Açık olalım, tek başına yaşayan, herhangi duygusal ya da hormonal beklentisi olmayan bir erkek genellikle kendi doğal hayatı içinde sakince yaşıyorken, bir kızdan hoşlanmaya başladığında, kızın ilgi alanlarına göre çeşitli aktiviteler düzenleyen bir organizatöre dönüşebiliyor. Tabii ki bu durum genellikle kızın kalbini kazanana kadar devam ediyor. Sonra eşyanın tabiatı değişmeyeceği gibi erkeğin de tabiatı pek değişiklik göstermiyor. Bu yüzden aslında arama motorlarında hem kadınların hem de erkeklerin ortaya koyduğu profil en güzel ya da en eğlenceli anlarını yansıtıyor olabilir. Yani gördüğümüz birkaç fotoğraf, gittiği birkaç yer aslında karşınızdakinin hayatı hakkında çok da doğru bilgi vermiyor.

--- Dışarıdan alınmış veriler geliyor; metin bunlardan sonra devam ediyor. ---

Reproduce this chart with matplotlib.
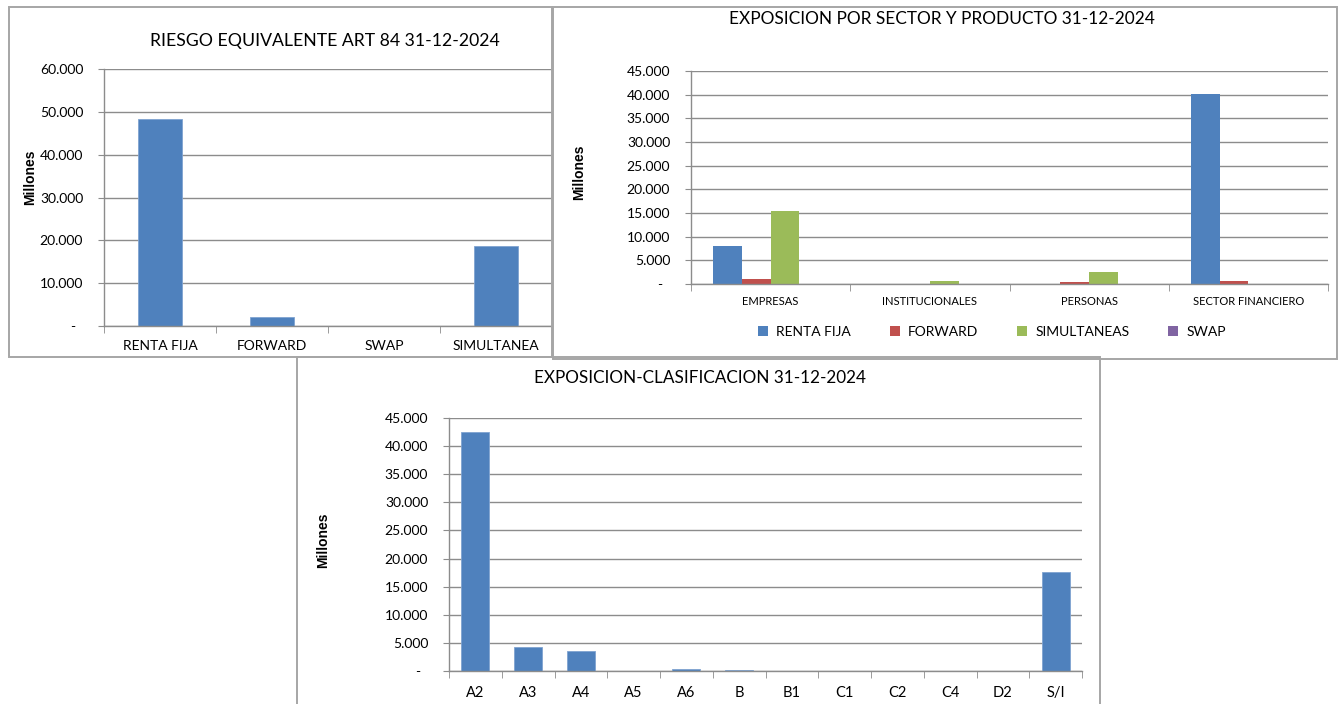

Duygusal ihtiyaçlarımız somutlaşıyor!
Facebook’tan özelliklerini görüp, fotoğraflarına bakıp beğendiğiniz kişinin gözlerine bilgisayar ekranından bakmak gerçekten o kişi ile aranızdaki uyumu size hissettirebilecek mi? Tabii ki hayır! Çünkü aşkın içinde iki tarafın birbirine karşı duyduğu çekim hissi de çok önemli bir yer tutuyor. Ve bunu ekranın ışığında size doğru bakan bir fotoğraftan anlamanız imkansız. Bu yüzden sadece Google araştırmaları yaparak birinin ‘hayatınızın aşkı’ olup olmayacağına karar vermek yanlış bir yaklaşım. Duygusal ihtiyaçları somutlaştırmadan, olduğu gibi yaşamak ilişki açısından doğru seçimler yapmamızı sağlarken, aynı zamanda bir ilişkide gerekli olan kimyasal uyum için de bize bir ipucu verebilir.
Reklamlarla sosyal ağlar
Facebook
2012 Ekim ayında yapılan bir araştırma sonucunda kullanıcı sayısı  1 milyarı geçen en popüler sosyal paylaşım ağı olan Facebook, ülkemizde de oldukça revaçta. Türkiye’de Facebook kullanıcı sayısı 31 milyonun üzerinde. Ve bu rakam artarak devam ediyor. Avrupa’da birinci sıradayız, dünya sıralamasında ise altıncıyız. Türkiye’de nüfusun yüzde 40’ından fazlası Facebook profiline sahip. Bu rakamın yüzde 64’ü erkeklerden, yüzde 36’sı ise kadınlardan oluşuyor. Facebook en çok 18- 34 yaş aralığındaki kitle tarafından tercih ediliyor.
Twitter
Twitter kullanıcı sayısı Şubat 2012 verilerine göre dünya genelinde 465 milyonu aşmış durumda. Türkiye’de bu rakam biraz daha düşük, 7.2 milyon civarında. Bu 7.2 milyonun yüzde 53’ü erkeklerden, yüzde 47’si ise kadınlardan oluşuyor. Gün içinde en çok tweet atılan saat ise 21.00-22.00 arası!